-- START --

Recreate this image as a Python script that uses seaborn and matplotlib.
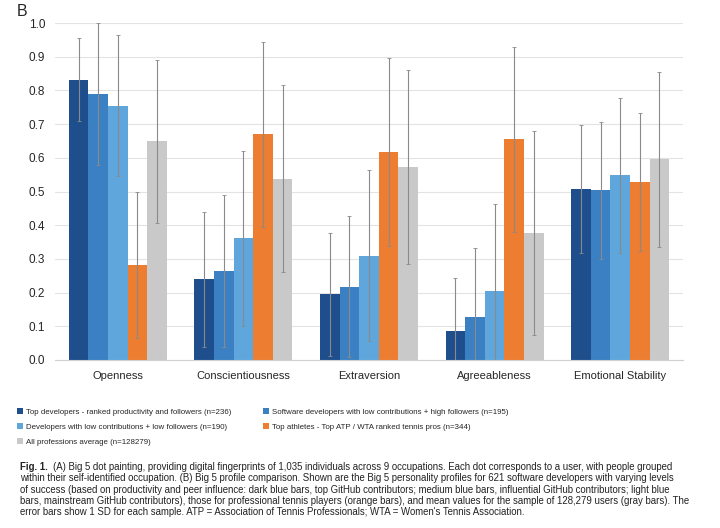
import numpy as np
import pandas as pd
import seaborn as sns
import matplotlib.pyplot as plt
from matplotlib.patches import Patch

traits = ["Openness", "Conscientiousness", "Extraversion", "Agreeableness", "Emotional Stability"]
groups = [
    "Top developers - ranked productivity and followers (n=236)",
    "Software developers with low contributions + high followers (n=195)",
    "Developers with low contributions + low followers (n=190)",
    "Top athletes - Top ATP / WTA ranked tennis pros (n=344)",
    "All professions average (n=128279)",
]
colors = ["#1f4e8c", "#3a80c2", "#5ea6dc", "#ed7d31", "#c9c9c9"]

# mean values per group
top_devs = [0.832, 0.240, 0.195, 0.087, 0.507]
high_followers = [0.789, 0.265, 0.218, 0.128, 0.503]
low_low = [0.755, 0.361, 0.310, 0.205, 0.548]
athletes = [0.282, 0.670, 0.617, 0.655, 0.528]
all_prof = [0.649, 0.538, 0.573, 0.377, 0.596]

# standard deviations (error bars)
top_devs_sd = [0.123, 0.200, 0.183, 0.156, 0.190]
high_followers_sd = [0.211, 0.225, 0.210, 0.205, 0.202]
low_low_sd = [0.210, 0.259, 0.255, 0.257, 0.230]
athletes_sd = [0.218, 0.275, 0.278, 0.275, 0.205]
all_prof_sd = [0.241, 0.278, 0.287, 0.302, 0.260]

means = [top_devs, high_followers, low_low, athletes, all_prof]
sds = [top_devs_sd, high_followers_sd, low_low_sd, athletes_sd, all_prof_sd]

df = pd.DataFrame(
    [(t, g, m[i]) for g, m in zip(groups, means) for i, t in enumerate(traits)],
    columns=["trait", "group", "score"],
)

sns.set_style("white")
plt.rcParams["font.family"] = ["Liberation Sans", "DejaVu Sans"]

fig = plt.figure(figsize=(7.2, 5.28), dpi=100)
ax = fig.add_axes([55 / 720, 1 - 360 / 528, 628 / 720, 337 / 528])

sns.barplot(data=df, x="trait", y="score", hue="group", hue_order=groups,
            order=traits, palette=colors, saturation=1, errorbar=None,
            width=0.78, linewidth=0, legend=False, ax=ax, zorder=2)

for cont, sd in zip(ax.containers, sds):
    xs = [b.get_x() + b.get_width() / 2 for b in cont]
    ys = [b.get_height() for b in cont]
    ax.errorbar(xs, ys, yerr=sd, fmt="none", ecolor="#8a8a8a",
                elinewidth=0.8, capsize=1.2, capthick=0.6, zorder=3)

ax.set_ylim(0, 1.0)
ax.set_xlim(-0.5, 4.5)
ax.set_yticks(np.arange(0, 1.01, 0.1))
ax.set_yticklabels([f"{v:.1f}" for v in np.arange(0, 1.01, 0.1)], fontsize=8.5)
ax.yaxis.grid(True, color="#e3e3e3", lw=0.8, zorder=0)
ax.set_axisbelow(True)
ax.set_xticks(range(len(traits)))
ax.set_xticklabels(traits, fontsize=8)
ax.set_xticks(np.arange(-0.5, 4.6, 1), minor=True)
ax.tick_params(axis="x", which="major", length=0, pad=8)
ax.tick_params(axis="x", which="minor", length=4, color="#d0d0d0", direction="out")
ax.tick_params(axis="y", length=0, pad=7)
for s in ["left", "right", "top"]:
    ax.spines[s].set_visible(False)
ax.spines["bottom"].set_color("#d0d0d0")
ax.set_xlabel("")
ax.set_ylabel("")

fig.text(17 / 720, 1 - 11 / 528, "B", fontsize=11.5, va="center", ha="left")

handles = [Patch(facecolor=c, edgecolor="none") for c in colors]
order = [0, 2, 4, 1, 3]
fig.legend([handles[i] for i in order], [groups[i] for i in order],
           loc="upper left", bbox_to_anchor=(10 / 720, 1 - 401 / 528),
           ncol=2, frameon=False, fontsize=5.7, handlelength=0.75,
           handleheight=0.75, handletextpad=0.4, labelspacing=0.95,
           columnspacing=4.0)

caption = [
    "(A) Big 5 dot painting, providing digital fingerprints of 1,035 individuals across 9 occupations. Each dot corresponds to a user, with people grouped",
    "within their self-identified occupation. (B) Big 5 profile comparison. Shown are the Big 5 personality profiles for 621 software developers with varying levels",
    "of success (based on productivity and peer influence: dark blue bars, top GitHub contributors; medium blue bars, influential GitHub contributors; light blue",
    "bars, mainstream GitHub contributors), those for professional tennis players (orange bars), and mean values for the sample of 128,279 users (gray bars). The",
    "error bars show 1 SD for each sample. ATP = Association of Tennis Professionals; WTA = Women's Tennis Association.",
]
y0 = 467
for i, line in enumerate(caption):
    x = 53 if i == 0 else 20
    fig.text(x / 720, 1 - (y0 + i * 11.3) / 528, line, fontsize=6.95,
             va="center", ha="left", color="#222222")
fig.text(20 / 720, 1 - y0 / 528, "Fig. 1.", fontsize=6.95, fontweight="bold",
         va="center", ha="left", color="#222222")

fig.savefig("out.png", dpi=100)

-- END --
-- START --

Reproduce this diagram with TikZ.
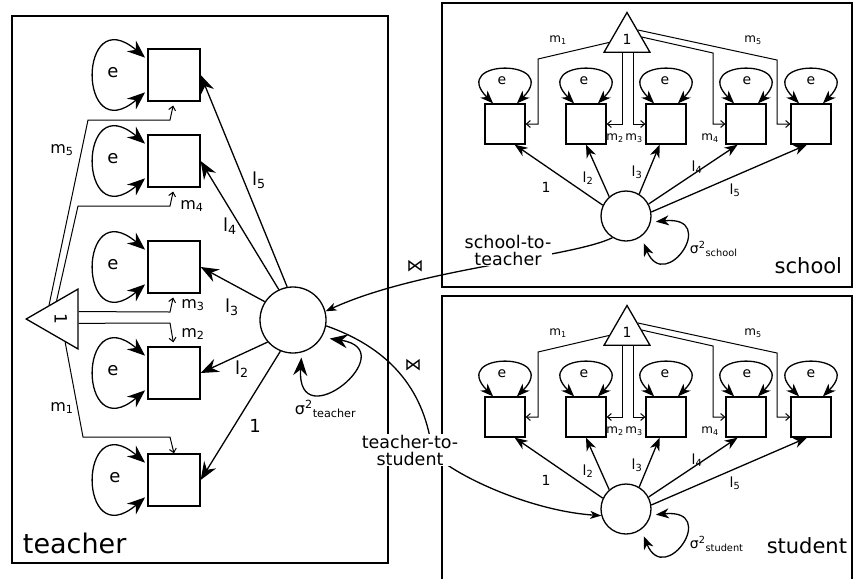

-- END --

Problem statement
Repeat the lines above exactly, beginning with the one containing "Recreate this image" and finishing with the one containing "from matplotlib.patches import Patch". No pictures belong in the copy.

Solution for this task
Recreate this image as a Python script that uses seaborn and matplotlib.
import numpy as np
import pandas as pd
import seaborn as sns
import matplotlib.pyplot as plt
from matplotlib.patches import Patch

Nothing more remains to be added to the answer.